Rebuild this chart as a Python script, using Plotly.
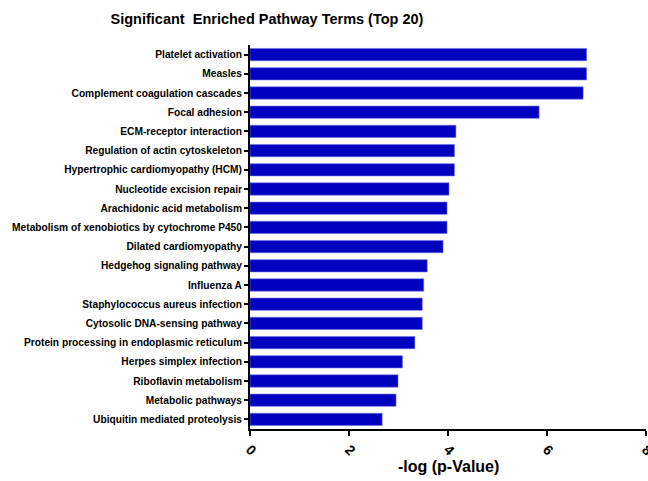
import plotly.graph_objects as go

pathways = [
    "Platelet activation",
    "Measles",
    "Complement coagulation cascades",
    "Focal adhesion",
    "ECM-receptor interaction",
    "Regulation of actin cytoskeleton",
    "Hypertrophic cardiomyopathy (HCM)",
    "Nucleotide excision repair",
    "Arachidonic acid metabolism",
    "Metabolism of xenobiotics by cytochrome P450",
    "Dilated cardiomyopathy",
    "Hedgehog signaling pathway",
    "Influenza A",
    "Staphylococcus aureus infection",
    "Cytosolic DNA-sensing pathway",
    "Protein processing in endoplasmic reticulum",
    "Herpes simplex infection",
    "Riboflavin metabolism",
    "Metabolic pathways",
    "Ubiquitin mediated proteolysis",
]
neg_log_p = [6.80, 6.80, 6.73, 5.84, 4.16, 4.13, 4.13, 4.02, 3.98, 3.98,
             3.90, 3.58, 3.51, 3.48, 3.48, 3.33, 3.08, 2.99, 2.95, 2.67]
x_ticks = [0, 2, 4, 6, 8]

fig = go.Figure(go.Bar(
    x=neg_log_p,
    y=pathways,
    orientation="h",
    width=0.64,
    marker=dict(color="#0000BE", line=dict(color="#6F6FE6", width=0.6)),
))

fig.update_layout(
    width=648, height=481,
    margin=dict(l=250, r=2, t=45, b=52),
    paper_bgcolor="white", plot_bgcolor="white",
    font=dict(family="Liberation Sans, Arial, sans-serif", color="black"),
    title=dict(text="<b>Significant  Enriched Pathway Terms (Top 20)</b>",
               x=267/648, xanchor="center", y=1-18.5/481, yanchor="middle",
               font=dict(size=14.5, color="black")),
    showlegend=False,
    annotations=[dict(text="<b>-log (p-Value)</b>", xref="paper", yref="paper",
                      x=0.5, y=-(466-429)/384, yanchor="middle", xanchor="center",
                      showarrow=False, font=dict(size=16, color="black"))],
)
fig.update_xaxes(
    range=[0, 8], tickvals=x_ticks, ticktext=[f"<b>{v}</b>" for v in x_ticks],
    tickangle=45, tickfont=dict(size=14), automargin=False,
    ticklabeloverflow="allow",
    showline=True, linecolor="black", linewidth=2,
    ticks="outside", ticklen=5, tickwidth=2, tickcolor="black",
    showgrid=False, zeroline=False,
)
fig.update_yaxes(
    categoryorder="array", categoryarray=pathways[::-1],
    tickvals=pathways, ticktext=[f"<b>{p}</b>" for p in pathways],
    tickfont=dict(size=10.2), automargin=False,
    showline=True, linecolor="black", linewidth=2,
    ticks="outside", ticklen=4, tickwidth=2, tickcolor="black",
    showgrid=False, zeroline=False,
    range=[-0.5, 19.5],
)

fig.write_html(
    "out.html",
    config={"displayModeBar": False},
    post_script="document.body.style.margin='0';document.body.style.overflow='hidden';",
)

--------------------------------

[Task to carry out] Using the data above, print every line exactly, omitting pictures.

[Solution to the exercise]
Rebuild this chart as a Python script, using Plotly.
import plotly.graph_objects as go

pathways = [
    "Platelet activation",
    "Measles",
    "Complement coagulation cascades",
    "Focal adhesion",
    "ECM-receptor interaction",
    "Regulation of actin cytoskeleton",
    "Hypertrophic cardiomyopathy (HCM)",
    "Nucleotide excision repair",
    "Arachidonic acid metabolism",
    "Metabolism of xenobiotics by cytochrome P450",
    "Dilated cardiomyopathy",
    "Hedgehog signaling pathway",
    "Influenza A",
    "Staphylococcus aureus infection",
    "Cytosolic DNA-sensing pathway",
    "Protein processing in endoplasmic reticulum",
    "Herpes simplex infection",
    "Riboflavin metabolism",
    "Metabolic pathways",
    "Ubiquitin mediated proteolysis",
]
neg_log_p = [6.80, 6.80, 6.73, 5.84, 4.16, 4.13, 4.13, 4.02, 3.98, 3.98,
             3.90, 3.58, 3.51, 3.48, 3.48, 3.33, 3.08, 2.99, 2.95, 2.67]
x_ticks = [0, 2, 4, 6, 8]

fig = go.Figure(go.Bar(
    x=neg_log_p,
    y=pathways,
    orientation="h",
    width=0.64,
    marker=dict(color="#0000BE", line=dict(color="#6F6FE6", width=0.6)),
))

fig.update_layout(
    width=648, height=481,
    margin=dict(l=250, r=2, t=45, b=52),
    paper_bgcolor="white", plot_bgcolor="white",
    font=dict(family="Liberation Sans, Arial, sans-serif", color="black"),
    title=dict(text="<b>Significant  Enriched Pathway Terms (Top 20)</b>",
               x=267/648, xanchor="center", y=1-18.5/481, yanchor="middle",
               font=dict(size=14.5, color="black")),
    showlegend=False,
    annotations=[dict(text="<b>-log (p-Value)</b>", xref="paper", yref="paper",
                      x=0.5, y=-(466-429)/384, yanchor="middle", xanchor="center",
                      showarrow=False, font=dict(size=16, color="black"))],
)
fig.update_xaxes(
    range=[0, 8], tickvals=x_ticks, ticktext=[f"<b>{v}</b>" for v in x_ticks],
    tickangle=45, tickfont=dict(size=14), automargin=False,
    ticklabeloverflow="allow",
    showline=True, linecolor="black", linewidth=2,
    ticks="outside", ticklen=5, tickwidth=2, tickcolor="black",
    showgrid=False, zeroline=False,
)
fig.update_yaxes(
    categoryorder="array", categoryarray=pathways[::-1],
    tickvals=pathways, ticktext=[f"<b>{p}</b>" for p in pathways],
    tickfont=dict(size=10.2), automargin=False,
    showline=True, linecolor="black", linewidth=2,
    ticks="outside", ticklen=4, tickwidth=2, tickcolor="black",
    showgrid=False, zeroline=False,
    range=[-0.5, 19.5],
)

fig.write_html(
    "out.html",
    config={"displayModeBar": False},
    post_script="document.body.style.margin='0';document.body.style.overflow='hidden';",
)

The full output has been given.